Elizabeth Robinson, 13, stole her brother’s car in an effort to meet a “12-year-old boy” she met while playing the Call of Duty Xbox game online. The “boy” goes by the name “Dylan,” and supposedly lived 900 miles from Elizabeth’s Cypress, Texas home. Luckily this did not turn into a tragic story as Elizabeth parents acted quickly and prevented the visit. Click below to find out how.
A 13-year-old Texas girl who took her brother’s car and set off on a 900-mile journey to find a supposed 12-year-old boy she’d met online now feels everything “Dylan” told her may have been lies, while her parents are relieved their daughter was found before she met up with someone who might have been a predator.
Beth Robinson, from Cypress, Texas, was only 130 miles away from Hodgenville, Tenn., where she planned to meet “Dylan,” when she was stopped by a state trooper, after her quick-thinking parents contacted the police.
But the question that remains is whether “Dylan,” whom she had met in March while playing the Call of Duty Xbox game, is really the 12-year-old boy he said he was.
“We’re trying to confirm that the person was on the other end was actually a 12-year-old,” Tressa Robinson told ABC News. “There were texts and voicemails sent by him, and they’re very alarming.”
The Robinsons discovered their daughter was missing Thursday morning when they went to wake her up for school, she said. They believe Beth left between 4 and 5 a.m., Tressa Robinson said.
She and her husband tried repeatedly to call their daughter, but the girl didn’t take her cell phone, Robinson said. When they checked her phone records to figure out whom she was talking to, they discovered “Dylan.”
From the voice mails and text messages they found, they determined that she was likely headed to his home, 921 miles away, Robinson said.
Robbie Robinson, Beth’s dad, jumped in the car to go after his daughter.
“Go find my baby, get on the road,” Tressa Robinson said she told her husband.
Robinson said she was on the verge of a panic attack as she waited to hear the fate of her daughter.
“Could she be abducted, could someone lure her into their vehicle, could they get into hers?” she said, crying. “If anything like that would have happened I would have been devastated.”
As the girl’s father chased his daughter, police tracked her whereabouts through the ATM card. Beth withdrew money twice in an hour, her mother said, but when she stopped in Hope, Ark., her card was declined six times.
Strangers finally gave the young girl $20 for gas, but no one questioned her age, Tressa Robinson said. Fortunately, the stop gave Robbie Robinson some time to catch up.

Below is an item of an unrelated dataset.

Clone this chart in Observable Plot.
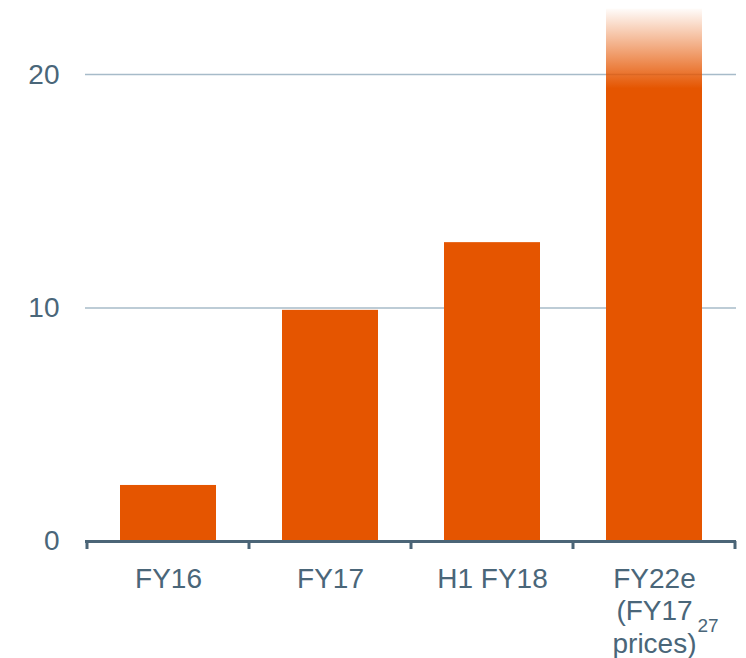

Beth made it all the way to Nashville, Tenn., before she was finally stopped by a Tennessee state trooper who had been alerted that she was heading his way and calculated when she was likely to pass him on the road. He stopped Beth at 10:24 a.m., her mother said, with only 130 miles left in her journey.
“I can’t thank him enough,” she said, calling the trooper a hero.
Police said Beth was nervous and scared, but otherwise fine when they stopped her.
When Robbie Robinson arrived to pick her up, she had only one thing on her mind, to go see “Dylan,” so he agreed to take his daughter to find him, Tressa Robinson said.
“You need to get her to her point of destination because if you don’t she may try to do this again, because she didn’t succeed,” she said. “I’d rather we be there to witness, chaperone, and just be there with her than her try to do this again on her own.”
But they were never able to find the home “Dylan” said he lived in, and after hours of searching, Beth agreed to go home, her mother said.